__Directive__
Every line of the material is to be quoted verbatim, minus the pictures.

### Dataset content ###

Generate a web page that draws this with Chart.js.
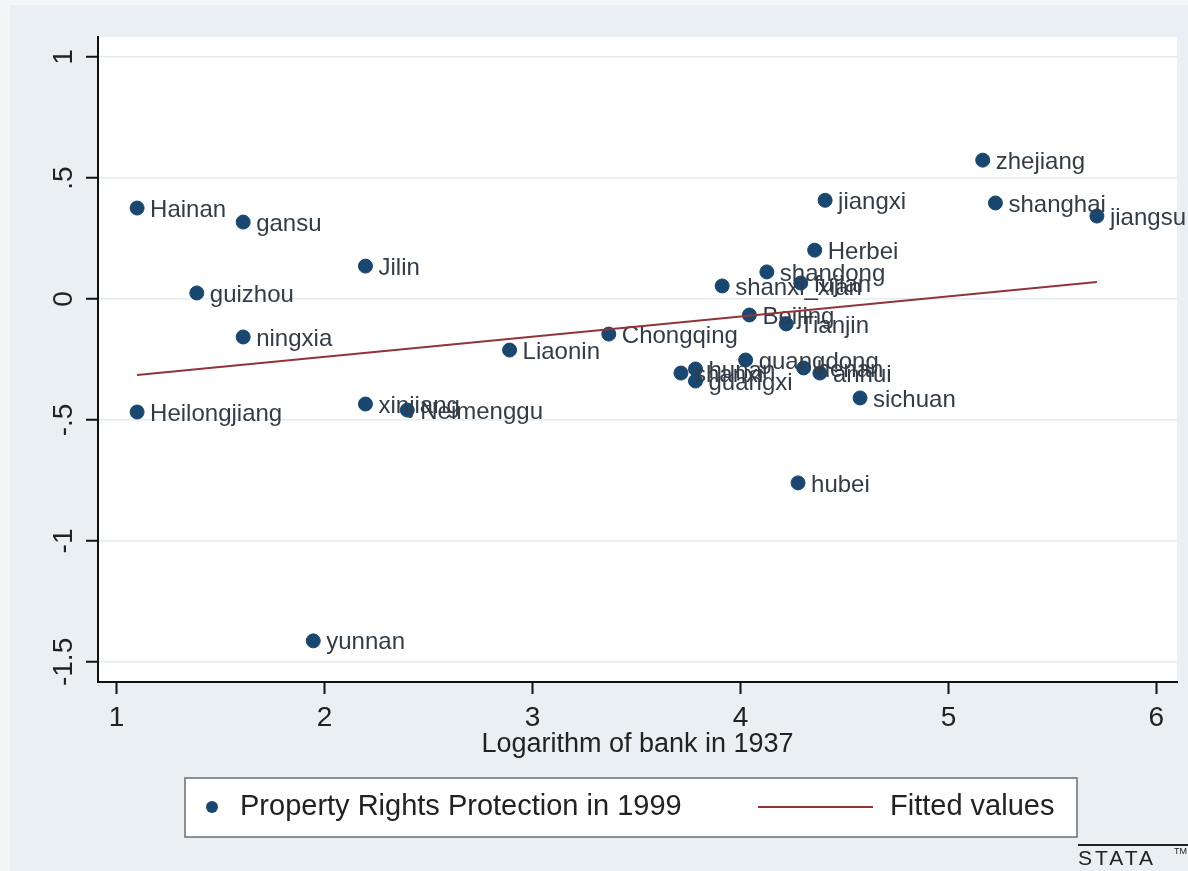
<!DOCTYPE html>
<html>
<head>
<meta charset="utf-8">
<script src="https://cdn.jsdelivr.net/npm/chart.js@4.4.1/dist/chart.umd.min.js"></script>
<style>
html, body { margin: 0; padding: 0; background: #fff; }
#wrap { width: 1188px; height: 871px; }
</style>
</head>
<body>
<div id="wrap"><canvas id="bankChart" width="1188" height="871"></canvas></div>
<script>
// provinces, log(bank in 1937) and property rights index (1999)
const provinces = ['Hainan', 'gansu', 'Jilin', 'guizhou', 'ningxia', 'Heilongjiang', 'xinjiang', 'Neimenggu',
  'yunnan', 'Liaonin', 'Chongqing', 'shanxi', 'hunan', 'guangxi', 'guangdong', 'Beijing', 'Tianjin',
  'shanxi_xian', 'shandong', 'fujian', 'Herbei', 'jiangxi', 'henan', 'anhui', 'sichuan', 'hubei',
  'zhejiang', 'shanghai', 'jiangsu'];
const logBank = [1.099, 1.609, 2.197, 1.386, 1.609, 1.099, 2.197, 2.398,
  1.946, 2.890, 3.367, 3.714, 3.784, 3.784, 4.025, 4.043, 4.220,
  3.912, 4.127, 4.290, 4.357, 4.407, 4.304, 4.382, 4.575, 4.277,
  5.165, 5.226, 5.714];
const propRights = [0.376, 0.318, 0.136, 0.025, -0.157, -0.467, -0.434, -0.459,
  -1.413, -0.211, -0.145, -0.306, -0.289, -0.339, -0.252, -0.066, -0.103,
  0.054, 0.112, 0.066, 0.202, 0.408, -0.285, -0.306, -0.409, -0.760,
  0.574, 0.397, 0.343];
const fitX = [1.099, 5.714];
const fitY = [-0.314, 0.070];
const xTicks = [1, 2, 3, 4, 5, 6];
const yTicks = [1, 0.5, 0, -0.5, -1, -1.5];
const yTickLabels = ['1', '.5', '0', '-.5', '-1', '-1.5'];

const navy = '#1a476f';
const maroon = '#90353b';
const fontFam = "'Liberation Sans', Arial, sans-serif";

const background = {
  id: 'background',
  beforeDraw(chart) {
    const ctx = chart.ctx, a = chart.chartArea;
    ctx.save();
    ctx.fillStyle = '#f3f6f7';
    ctx.fillRect(0, 0, chart.width, chart.height);
    ctx.fillStyle = '#e9eff2';
    ctx.fillRect(10, 5, chart.width - 10, chart.height - 5);
    ctx.fillStyle = '#fff';
    ctx.fillRect(a.left, a.top, a.right - a.left, a.bottom - a.top);
    ctx.restore();
  }
};

// names next to the markers, drawn before the fitted line goes on top
const pointNames = {
  id: 'pointNames',
  afterDatasetDraw(chart, args) {
    if (args.index !== 0) return;
    const ctx = chart.ctx;
    ctx.save();
    ctx.font = '24px ' + fontFam;
    ctx.fillStyle = '#333c46';
    ctx.textBaseline = 'middle';
    args.meta.data.forEach((el, i) => {
      ctx.fillText(provinces[i], el.x + 13, el.y + 2);
    });
    ctx.restore();
  }
};

const stataLegend = {
  id: 'stataLegend',
  afterDraw(chart) {
    const ctx = chart.ctx;
    const ds = chart.data.datasets;
    ctx.save();
    ctx.fillStyle = '#fff';
    ctx.fillRect(185, 778, 892, 59);
    ctx.strokeStyle = '#6e6e6e';
    ctx.lineWidth = 1.5;
    ctx.strokeRect(185, 778, 892, 59);
    const cy = 807;
    ctx.fillStyle = ds[0].backgroundColor;
    ctx.beginPath();
    ctx.arc(212, cy, 6, 0, Math.PI * 2);
    ctx.fill();
    ctx.font = '29px ' + fontFam;
    ctx.fillStyle = '#222';
    ctx.textBaseline = 'middle';
    ctx.fillText(ds[0].label, 240, cy);
    ctx.strokeStyle = ds[1].borderColor;
    ctx.lineWidth = 2;
    ctx.beginPath();
    ctx.moveTo(758, cy);
    ctx.lineTo(873, cy);
    ctx.stroke();
    ctx.fillText(ds[1].label, 890, cy);

    // stata mark
    ctx.strokeStyle = '#222';
    ctx.lineWidth = 2;
    ctx.beginPath();
    ctx.moveTo(1078, 845);
    ctx.lineTo(1188, 845);
    ctx.stroke();
    ctx.font = '21px ' + fontFam;
    ctx.letterSpacing = '3px';
    ctx.fillStyle = '#222';
    ctx.fillText('STATA', 1078, 859);
    ctx.letterSpacing = '0px';
    ctx.font = '9px ' + fontFam;
    ctx.fillText('TM', 1174, 852);
    ctx.restore();
  }
};

const ctx = document.getElementById('bankChart').getContext('2d');
new Chart(ctx, {
  type: 'scatter',
  data: {
    datasets: [{
      label: 'Property Rights Protection in 1999',
      data: logBank.map((x, i) => ({x: x, y: propRights[i]})),
      backgroundColor: navy,
      borderColor: navy,
      pointRadius: 7,
      order: 1
    }, {
      type: 'line',
      label: 'Fitted values',
      data: fitX.map((x, i) => ({x: x, y: fitY[i]})),
      borderColor: maroon,
      borderWidth: 2,
      pointRadius: 0,
      fill: false,
      order: 0
    }]
  },
  options: {
    responsive: false,
    animation: false,
    events: [],
    devicePixelRatio: 1,
    layout: { padding: { left: 0, top: 37, right: 11, bottom: 110 } },
    plugins: {
      legend: { display: false },
      tooltip: { enabled: false }
    },
    scales: {
      x: {
        type: 'linear',
        position: 'bottom',
        min: 0.911,
        max: 6.099,
        afterBuildTicks: s => { s.ticks = xTicks.map(v => ({value: v})); },
        afterFit: s => { s.height = 79; },
        ticks: {
          autoSkip: false,
          maxRotation: 0,
          padding: 7,
          color: '#222',
          font: { family: fontFam, size: 28 },
          callback: v => String(v)
        },
        grid: {
          drawOnChartArea: false,
          tickColor: '#111',
          tickLength: 12,
          tickWidth: 2
        },
        border: { display: true, color: '#111', width: 2 },
        title: {
          display: true,
          text: 'Logarithm of bank in 1937',
          color: '#222',
          font: { family: fontFam, size: 27 },
          padding: { top: 0, bottom: 0 }
        }
      },
      y: {
        type: 'linear',
        min: -1.583,
        max: 1.083,
        afterBuildTicks: s => { s.ticks = yTicks.map(v => ({value: v})); },
        afterFit: s => { s.width = 98; },
        ticks: {
          autoSkip: false,
          minRotation: 90,
          maxRotation: 90,
          crossAlign: 'center',
          padding: -2,
          color: '#222',
          font: { family: fontFam, size: 28 },
          callback: v => yTickLabels[yTicks.indexOf(v)]
        },
        grid: {
          color: '#e6ecef',
          lineWidth: 1.5,
          tickColor: '#111',
          tickLength: 12,
          tickWidth: 2
        },
        border: { display: true, color: '#111', width: 2 }
      }
    }
  },
  plugins: [background, pointNames, stataLegend]
});
</script>
</body>
</html>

###

__Expected output__
Generate a web page that draws this with Chart.js.
<!DOCTYPE html>
<html>
<head>
<meta charset="utf-8">
<script src="https://cdn.jsdelivr.net/npm/chart.js@4.4.1/dist/chart.umd.min.js"></script>
<style>
html, body { margin: 0; padding: 0; background: #fff; }
#wrap { width: 1188px; height: 871px; }
</style>
</head>
<body>
<div id="wrap"><canvas id="bankChart" width="1188" height="871"></canvas></div>
<script>
// provinces, log(bank in 1937) and property rights index (1999)
const provinces = ['Hainan', 'gansu', 'Jilin', 'guizhou', 'ningxia', 'Heilongjiang', 'xinjiang', 'Neimenggu',
  'yunnan', 'Liaonin', 'Chongqing', 'shanxi', 'hunan', 'guangxi', 'guangdong', 'Beijing', 'Tianjin',
  'shanxi_xian', 'shandong', 'fujian', 'Herbei', 'jiangxi', 'henan', 'anhui', 'sichuan', 'hubei',
  'zhejiang', 'shanghai', 'jiangsu'];
const logBank = [1.099, 1.609, 2.197, 1.386, 1.609, 1.099, 2.197, 2.398,
  1.946, 2.890, 3.367, 3.714, 3.784, 3.784, 4.025, 4.043, 4.220,
  3.912, 4.127, 4.290, 4.357, 4.407, 4.304, 4.382, 4.575, 4.277,
  5.165, 5.226, 5.714];
const propRights = [0.376, 0.318, 0.136, 0.025, -0.157, -0.467, -0.434, -0.459,
  -1.413, -0.211, -0.145, -0.306, -0.289, -0.339, -0.252, -0.066, -0.103,
  0.054, 0.112, 0.066, 0.202, 0.408, -0.285, -0.306, -0.409, -0.760,
  0.574, 0.397, 0.343];
const fitX = [1.099, 5.714];
const fitY = [-0.314, 0.070];
const xTicks = [1, 2, 3, 4, 5, 6];
const yTicks = [1, 0.5, 0, -0.5, -1, -1.5];
const yTickLabels = ['1', '.5', '0', '-.5', '-1', '-1.5'];

const navy = '#1a476f';
const maroon = '#90353b';
const fontFam = "'Liberation Sans', Arial, sans-serif";

const background = {
  id: 'background',
  beforeDraw(chart) {
    const ctx = chart.ctx, a = chart.chartArea;
    ctx.save();
    ctx.fillStyle = '#f3f6f7';
    ctx.fillRect(0, 0, chart.width, chart.height);
    ctx.fillStyle = '#e9eff2';
    ctx.fillRect(10, 5, chart.width - 10, chart.height - 5);
    ctx.fillStyle = '#fff';
    ctx.fillRect(a.left, a.top, a.right - a.left, a.bottom - a.top);
    ctx.restore();
  }
};

// names next to the markers, drawn before the fitted line goes on top
const pointNames = {
  id: 'pointNames',
  afterDatasetDraw(chart, args) {
    if (args.index !== 0) return;
    const ctx = chart.ctx;
    ctx.save();
    ctx.font = '24px ' + fontFam;
    ctx.fillStyle = '#333c46';
    ctx.textBaseline = 'middle';
    args.meta.data.forEach((el, i) => {
      ctx.fillText(provinces[i], el.x + 13, el.y + 2);
    });
    ctx.restore();
  }
};

const stataLegend = {
  id: 'stataLegend',
  afterDraw(chart) {
    const ctx = chart.ctx;
    const ds = chart.data.datasets;
    ctx.save();
    ctx.fillStyle = '#fff';
    ctx.fillRect(185, 778, 892, 59);
    ctx.strokeStyle = '#6e6e6e';
    ctx.lineWidth = 1.5;
    ctx.strokeRect(185, 778, 892, 59);
    const cy = 807;
    ctx.fillStyle = ds[0].backgroundColor;
    ctx.beginPath();
    ctx.arc(212, cy, 6, 0, Math.PI * 2);
    ctx.fill();
    ctx.font = '29px ' + fontFam;
    ctx.fillStyle = '#222';
    ctx.textBaseline = 'middle';
    ctx.fillText(ds[0].label, 240, cy);
    ctx.strokeStyle = ds[1].borderColor;
    ctx.lineWidth = 2;
    ctx.beginPath();
    ctx.moveTo(758, cy);
    ctx.lineTo(873, cy);
    ctx.stroke();
    ctx.fillText(ds[1].label, 890, cy);

    // stata mark
    ctx.strokeStyle = '#222';
    ctx.lineWidth = 2;
    ctx.beginPath();
    ctx.moveTo(1078, 845);
    ctx.lineTo(1188, 845);
    ctx.stroke();
    ctx.font = '21px ' + fontFam;
    ctx.letterSpacing = '3px';
    ctx.fillStyle = '#222';
    ctx.fillText('STATA', 1078, 859);
    ctx.letterSpacing = '0px';
    ctx.font = '9px ' + fontFam;
    ctx.fillText('TM', 1174, 852);
    ctx.restore();
  }
};

const ctx = document.getElementById('bankChart').getContext('2d');
new Chart(ctx, {
  type: 'scatter',
  data: {
    datasets: [{
      label: 'Property Rights Protection in 1999',
      data: logBank.map((x, i) => ({x: x, y: propRights[i]})),
      backgroundColor: navy,
      borderColor: navy,
      pointRadius: 7,
      order: 1
    }, {
      type: 'line',
      label: 'Fitted values',
      data: fitX.map((x, i) => ({x: x, y: fitY[i]})),
      borderColor: maroon,
      borderWidth: 2,
      pointRadius: 0,
      fill: false,
      order: 0
    }]
  },
  options: {
    responsive: false,
    animation: false,
    events: [],
    devicePixelRatio: 1,
    layout: { padding: { left: 0, top: 37, right: 11, bottom: 110 } },
    plugins: {
      legend: { display: false },
      tooltip: { enabled: false }
    },
    scales: {
      x: {
        type: 'linear',
        position: 'bottom',
        min: 0.911,
        max: 6.099,
        afterBuildTicks: s => { s.ticks = xTicks.map(v => ({value: v})); },
        afterFit: s => { s.height = 79; },
        ticks: {
          autoSkip: false,
          maxRotation: 0,
          padding: 7,
          color: '#222',
          font: { family: fontFam, size: 28 },
          callback: v => String(v)
        },
        grid: {
          drawOnChartArea: false,
          tickColor: '#111',
          tickLength: 12,
          tickWidth: 2
        },
        border: { display: true, color: '#111', width: 2 },
        title: {
          display: true,
          text: 'Logarithm of bank in 1937',
          color: '#222',
          font: { family: fontFam, size: 27 },
          padding: { top: 0, bottom: 0 }
        }
      },
      y: {
        type: 'linear',
        min: -1.583,
        max: 1.083,
        afterBuildTicks: s => { s.ticks = yTicks.map(v => ({value: v})); },
        afterFit: s => { s.width = 98; },
        ticks: {
          autoSkip: false,
          minRotation: 90,
          maxRotation: 90,
          crossAlign: 'center',
          padding: -2,
          color: '#222',
          font: { family: fontFam, size: 28 },
          callback: v => yTickLabels[yTicks.indexOf(v)]
        },
        grid: {
          color: '#e6ecef',
          lineWidth: 1.5,
          tickColor: '#111',
          tickLength: 12,
          tickWidth: 2
        },
        border: { display: true, color: '#111', width: 2 }
      }
    }
  },
  plugins: [background, pointNames, stataLegend]
});
</script>
</body>
</html>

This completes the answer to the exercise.